Found this video about aerospikes. Would this idea of an aerospike be feasible on model rockets? It seems like a novel idea if it is cutting drag by 50%. Or would this only apply to supersonic vehicles? What are your thoughts. I couldn't find any other threads since all that would come up were flamy end aerospikes.

Thanks ahead of time!

 
Off the top of my head I would say it is chiefly intended for helping in supersonic flow. A blunt nose cone as shown in the first post will have a detached shock ahead of the main body without the spike. This is a bad situation because the detached shock will look something like a normal shock ahead of the nose cone. Such shock is a strong shock with a large large static pressure rise just behind the shock and a large loss in stagnation pressure (which causes a poor recovery pressure on the aft end of the missile). The spike is to promote an attached oblique shock at the tip of the spike.

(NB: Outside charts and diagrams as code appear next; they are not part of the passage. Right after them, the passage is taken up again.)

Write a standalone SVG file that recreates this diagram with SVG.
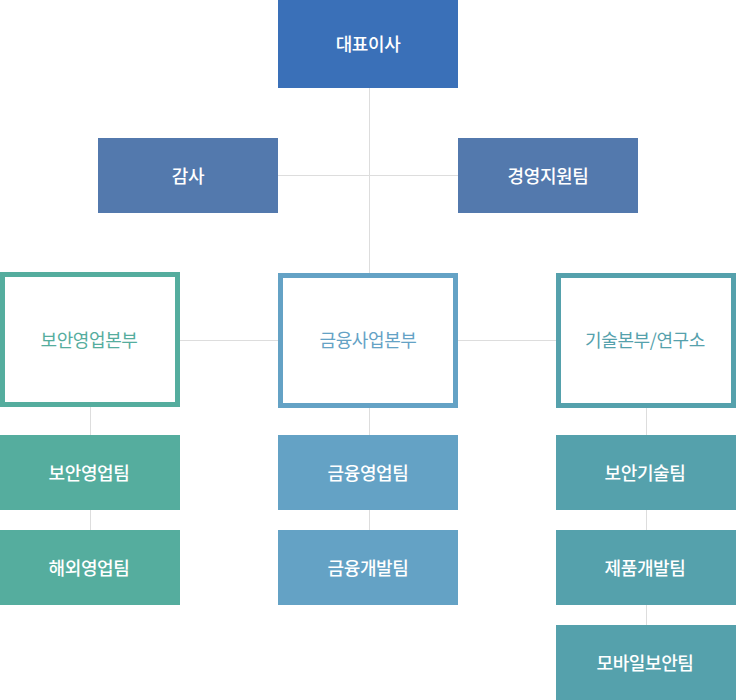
<svg xmlns="http://www.w3.org/2000/svg" width="736" height="700" viewBox="0 0 736 700">
<style>
text{font-family:"Noto Sans CJK KR","Noto Sans",sans-serif;font-size:18px;text-anchor:middle;dominant-baseline:central;letter-spacing:-0.4px}
.w{fill:#ffffff;font-weight:500}
.ln{stroke:#dddddd;stroke-width:1;fill:none}
</style>
<rect width="736" height="700" fill="#ffffff"/>
<g id="connectors">
<line class="ln" x1="369.5" y1="88" x2="369.5" y2="273"/>
<line class="ln" x1="278" y1="175.5" x2="458" y2="175.5"/>
<line class="ln" x1="180" y1="340.5" x2="556" y2="340.5"/>
<line class="ln" x1="90.5" y1="407" x2="90.5" y2="435"/>
<line class="ln" x1="90.5" y1="510" x2="90.5" y2="530"/>
<line class="ln" x1="369.5" y1="407" x2="369.5" y2="435"/>
<line class="ln" x1="369.5" y1="510" x2="369.5" y2="530"/>
<line class="ln" x1="646.5" y1="407" x2="646.5" y2="435"/>
<line class="ln" x1="646.5" y1="510" x2="646.5" y2="530"/>
<line class="ln" x1="646.5" y1="605" x2="646.5" y2="625"/>
</g>
<g id="ceo"><rect x="278" y="0" width="180" height="88" fill="#3a70b8"/><text class="w" x="368" y="43">대표이사</text></g>
<g id="audit"><rect x="98" y="138" width="180" height="75" fill="#5379ad"/><text class="w" x="188" y="175">감사</text></g>
<g id="mgmt"><rect x="458" y="138" width="180" height="75" fill="#5379ad"/><text class="w" x="548" y="175">경영지원팀</text></g>
<g id="div-sec"><rect x="2.5" y="274.5" width="175" height="130" fill="#ffffff" stroke="#55ad9e" stroke-width="5"/><text x="89" y="339" fill="#55ad9e">보안영업본부</text></g>
<g id="div-fin"><rect x="280.5" y="275.5" width="175" height="130" fill="#ffffff" stroke="#64a2c5" stroke-width="5"/><text x="368" y="339" fill="#64a2c5">금융사업본부</text></g>
<g id="div-tech"><rect x="558.5" y="275.5" width="175" height="130" fill="#ffffff" stroke="#55a1ac" stroke-width="5"/><text x="645" y="339" fill="#55a1ac">기술본부/연구소</text></g>
<g id="sec-sales"><rect x="0" y="435" width="180" height="75" fill="#55ad9e"/><text class="w" x="89" y="472">보안영업팀</text></g>
<g id="overseas"><rect x="0" y="530" width="180" height="75" fill="#55ad9e"/><text class="w" x="89" y="567">해외영업팀</text></g>
<g id="fin-sales"><rect x="278" y="435" width="180" height="75" fill="#64a2c5"/><text class="w" x="368" y="472">금융영업팀</text></g>
<g id="fin-dev"><rect x="278" y="530" width="180" height="75" fill="#64a2c5"/><text class="w" x="368" y="567">금융개발팀</text></g>
<g id="sec-tech"><rect x="556" y="435" width="180" height="75" fill="#55a1ac"/><text class="w" x="645" y="472">보안기술팀</text></g>
<g id="prod-dev"><rect x="556" y="530" width="180" height="75" fill="#55a1ac"/><text class="w" x="645" y="567">제품개발팀</text></g>
<g id="mobile"><rect x="556" y="625" width="180" height="75" fill="#55a1ac"/><text class="w" x="645" y="662">모바일보안팀</text></g>
</svg>
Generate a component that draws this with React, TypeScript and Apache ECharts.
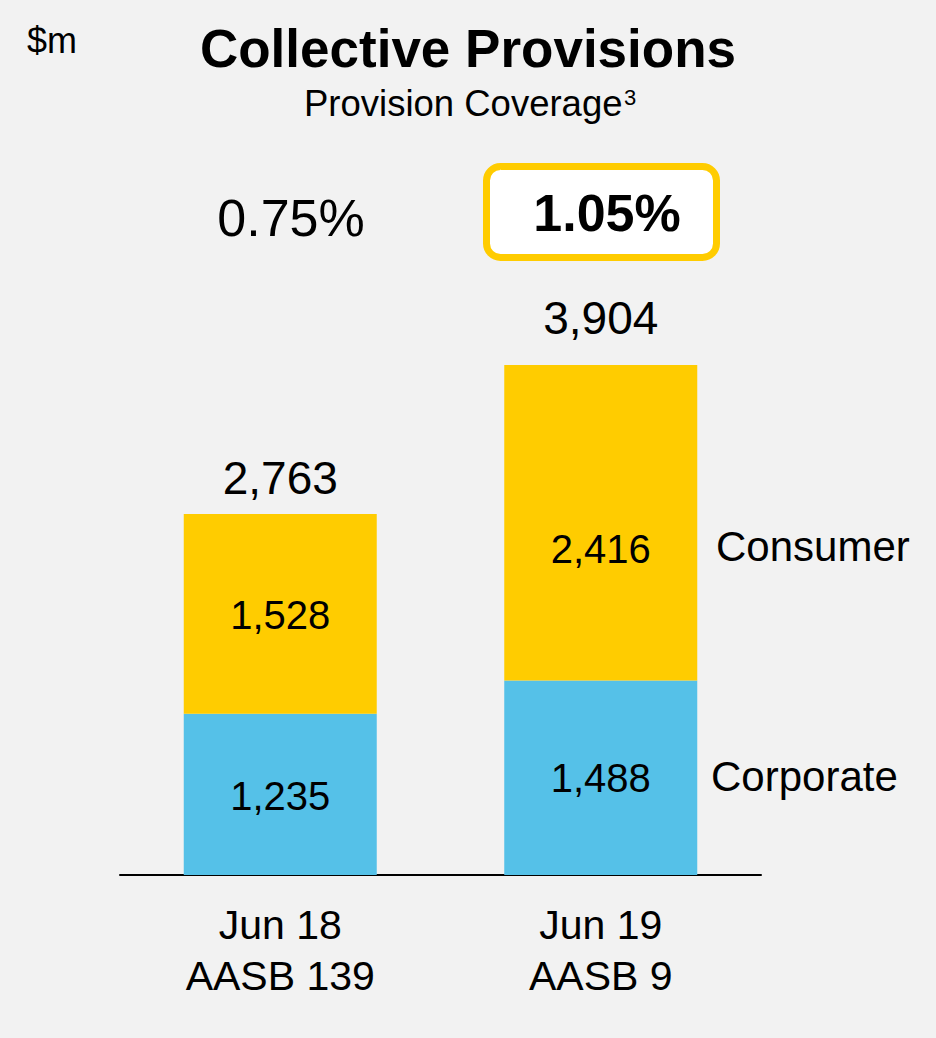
import React, { useEffect, useRef } from "react";
import * as echarts from "echarts";

const categories = ["Jun 18\nAASB 139", "Jun 19\nAASB 9"];
const corporate = [1235, 1488];
const consumer = [1528, 2416];
const totals = [2763, 3904];
const coverage = ["0.75%", "1.05%"];
const seriesNames = ["Corporate", "Consumer"];

const FONT = '"Liberation Sans", Arial, sans-serif';
const YELLOW = "#FFCC00";
const BLUE = "#55C1E8";

const fmt = (v: number) => v.toLocaleString("en-US");

export default function App() {
  const ref = useRef<HTMLDivElement>(null);
  useEffect(() => {
    document.body.style.margin = "0";
    if (!ref.current) return;
    const chart = echarts.init(ref.current, null, { renderer: "svg" });
    const segLabel = {
      show: true,
      position: "inside",
      color: "#000",
      fontFamily: FONT,
      fontSize: 40,
      formatter: (p: any) => fmt(p.value),
    };
    const option: any = {
      animation: false,
      backgroundColor: "#F2F2F2",
      grid: { left: 120, right: 175, top: 287, bottom: 163 },
      xAxis: {
        type: "category",
        data: categories,
        axisLine: { show: true, lineStyle: { color: "#000", width: 2 } },
        axisTick: { show: false },
        axisLabel: {
          color: "#000",
          fontFamily: FONT,
          fontSize: 41,
          lineHeight: 51,
          margin: 24,
        },
      },
      yAxis: { type: "value", min: 0, max: 4500, show: false },
      series: [
        {
          name: seriesNames[0],
          type: "bar",
          stack: "total",
          barWidth: 193,
          itemStyle: { color: BLUE },
          label: segLabel,
          data: corporate.map((v, i) => ({
            value: v,
            label: { offset: [0, i === 0 ? 2 : 0] },
          })),
        },
        {
          name: seriesNames[1],
          type: "bar",
          stack: "total",
          barWidth: 193,
          itemStyle: { color: YELLOW },
          label: segLabel,
          data: consumer.map((v, i) => ({
            value: v,
            label: { offset: [0, i === 1 ? 26 : 1] },
          })),
        },
        {
          name: "Total",
          type: "bar",
          stack: "total",
          barWidth: 193,
          itemStyle: { color: "transparent" },
          label: {
            show: true,
            position: "top",
            color: "#000",
            fontFamily: FONT,
            fontSize: 46,
            formatter: (p: any) => fmt(totals[p.dataIndex]),
          },
          data: totals.map((_, i) => ({
            value: 0,
            label: { distance: i === 0 ? 13 : 24 },
          })),
        },
      ],
      graphic: [
        {
          type: "text",
          x: 27,
          y: 40,
          style: {
            text: "$m",
            font: `36px ${FONT}`,
            fill: "#000",
            align: "left",
            verticalAlign: "middle",
          },
        },
        {
          type: "text",
          x: 468,
          y: 48,
          style: {
            text: "Collective Provisions",
            font: `bold 53px ${FONT}`,
            fill: "#000",
            align: "center",
            verticalAlign: "middle",
          },
        },
        {
          type: "text",
          x: 304,
          y: 103,
          style: {
            text: "Provision Coverage",
            font: `36.5px ${FONT}`,
            fill: "#000",
            align: "left",
            verticalAlign: "middle",
          },
        },
        {
          type: "text",
          x: 624,
          y: 97,
          style: {
            text: "3",
            font: `22px ${FONT}`,
            fill: "#000",
            align: "left",
            verticalAlign: "middle",
          },
        },
        {
          type: "text",
          x: 291,
          y: 218,
          style: {
            text: coverage[0],
            font: `52px ${FONT}`,
            fill: "#000",
            align: "center",
            verticalAlign: "middle",
          },
        },
        {
          type: "rect",
          shape: { x: 486.5, y: 166.5, width: 230, height: 91, r: 14 },
          style: { fill: "#FFFFFF", stroke: YELLOW, lineWidth: 7 },
        },
        {
          type: "text",
          x: 607,
          y: 213,
          style: {
            text: coverage[1],
            font: `bold 52px ${FONT}`,
            fill: "#000",
            align: "center",
            verticalAlign: "middle",
          },
        },
        {
          type: "text",
          x: 716,
          y: 546,
          style: {
            text: seriesNames[1],
            font: `42px ${FONT}`,
            fill: "#000",
            align: "left",
            verticalAlign: "middle",
          },
        },
        {
          type: "text",
          x: 711,
          y: 776,
          style: {
            text: seriesNames[0],
            font: `42px ${FONT}`,
            fill: "#000",
            align: "left",
            verticalAlign: "middle",
          },
        },
      ],
    };
    chart.setOption(option);
    return () => chart.dispose();
  }, []);
  return <div ref={ref} style={{ width: 936, height: 1038 }} />;
}
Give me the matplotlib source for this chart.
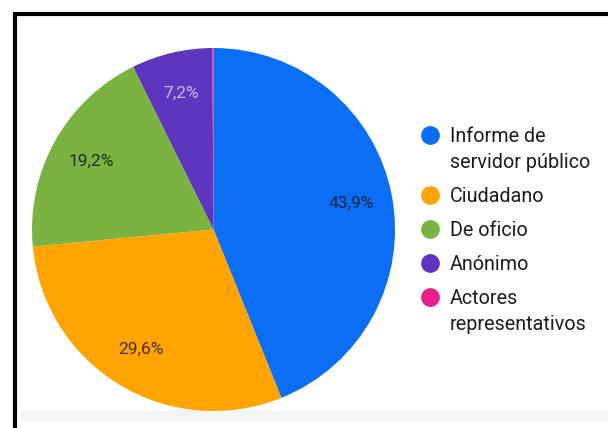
import matplotlib
matplotlib.use("Agg")
from matplotlib import pyplot as plt
from matplotlib.lines import Line2D

plt.rcParams['font.family'] = ['Roboto', 'DejaVu Sans']

# data
categories = ['Informe de\nservidor público', 'Ciudadano', 'De oficio', 'Anónimo',
              'Actores\nrepresentativos']
shares = [43.9, 29.6, 19.2, 7.2, 0.1]
colors = ['#0b6ef5', '#ffa400', '#7ab33f', '#5d35bf', '#ec1e8c']
label_colors = ['#10254a', '#4a3000', '#1f2d10', '#cbbcf0', '#ffffff']

W, H = 608, 428
fig = plt.figure(figsize=(W / 100, H / 100), dpi=100)

# pie: centre (213.5, 229.5) px, radius 181.5 px
cx, cy, r = 213.5, 229.5, 181.5
ax = fig.add_axes([(cx - r) / W, (H - cy - r) / H, 2 * r / W, 2 * r / H])


def fmt(p):
    if p < 1:
        return ''
    return ('%.1f%%' % p).replace('.', ',')


wedges, texts, autotexts = ax.pie(shares, colors=colors, startangle=90, counterclock=False,
                                  autopct=fmt, pctdistance=0.77, radius=1,
                                  wedgeprops=dict(linewidth=0),
                                  textprops=dict(fontsize=12.5))
for t, c in zip(autotexts, label_colors):
    t.set_color(c)
ax.set_xlim(-1, 1)
ax.set_ylim(-1, 1)
ax.set_aspect('auto')
ax.axis('off')

# overlay axes in pixel coordinates for frame and legend
ov = fig.add_axes([0, 0, 1, 1], zorder=-1)
ov.set_xlim(0, W)
ov.set_ylim(H, 0)
ov.axis('off')
ov.plot([14.5, 14.5], [H, 13], color='black', lw=3, solid_capstyle='butt')
ov.plot([13, W], [13.5, 13.5], color='black', lw=3, solid_capstyle='butt')
ov.fill_between([21, W], 410, 421, color='#f4f4f4', lw=0)

lg = fig.add_axes([0, 0, 1, 1])
lg.set_xlim(0, W)
lg.set_ylim(H, 0)
lg.axis('off')
base = [142, 202, 236, 270, 304]
for name, col, y in zip(categories, colors, base):
    lg.add_line(Line2D([429.5], [y - 7.5], marker='o', markersize=13.5, color=col,
                       markeredgewidth=0))
    for k, line in enumerate(name.split('\n')):
        lg.text(450, y + k * 26.5, line, fontsize=14.2, color='#1c1c1c',
                ha='left', va='baseline')

fig.savefig('out.png', dpi=100)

An Oblique shock can be a weak shock with less static pressure rise and less loss in stagnation or total pressure.
 
IIRC G.Harry Stine specifically counsels against any spikes or needle noses on model rockets for safety reasons. As Scott Manley explains, the practical application of the spike arose specifically in relation to the need to fit a taller, wider, blunter nosed SLBM (Trident) into launch tubes the same length as those purposed for Polaris/Poseidon - in other words, where an aerodynamically optimised NC shape (a Haack or whatever) was impossible. For a supersonic HPR, any putative need for such a spike would be better served by simply using an optimised shaped NC instead.
 
Depending on your vehicle , shorter rounder nose cones sometimes work better then longer ones. Back 15 years ago when bowling ball lifting was still a event , I did alot of aero-research on bowling balls. The main design Geoff Elder and myself came up with was the "ball on a stick" design . Looking back to nature , think of a falling rain drop . Blunt round front with a skinny longer tail . Now this theory stops working at a certain speed as others have mentioned , but anything under about mach .85 and your good. Granted 8 pound balls on a I motor to 2000 feet is alot different then a LPR , but they principal is the same .
 
The TLDR on Scott's video is simply put....

"How to make a blunt body perform not as a blunt body"

As previously stated, there is no practical application in our world of rocketry.

Outside of merely theoretical, these things don't scale very well below a certain threshold unless you are developing some extreme velocities. Where the extreme velocities can then exploit the benefits of a forward leading spike causing a flow "shadow" for the trailing blunt body.

What I mentioned above is exactly what these things are doing. They are creating a flow shadow for the blunt body to exist within. Easiest way to think about it. The smaller the blunt body, the smaller the shadow, the harder it is for the leading geometry to create the initial shock which when causes the resultant shadowing affect. Atmospheric density would need to increase or velocity would need to increase dramatically to offset the small scale of the article in question.
 
BTW2

There is a corollary to this which helps to envision how base drag works and why short fat rockets perform far better on fast hot motors compared to slower burning motors.

Why does a Minie Magg rock on an H550 but is pathetic on an H180? Instantaneous velocity. You are creating a flow shadow (the rocket) very rapidly which helps create a rapidly increasing low pressure zone in the flow shadow region (the area behind the rocket) which helps stability as it pulls the CP backwards rather dramatically.
 
Both the Mercury Redstone and the Atlas Redstone had an aerospike on top of the escape tower. The idea of a an aerospike on top of a rocket has long ago fallen by the wayside.

Indeed!!! They were to negate the impossibly complex flow instabilities caused by the traction motors support tower. The spike effectively shadowed the entire tower and motor.
 
Blunt round front with a skinny longer tail . Now this theory stops working at a certain speed as others have mentioned , but anything under about mach .85 and your good.

The B/PNC-20B may be the best nose cone Estes has ever made for the speed regimes 99% of model rockets fly in. Too bad the only way to get one from them for a BT-50 tube is to buy a Super Orbital Transporter.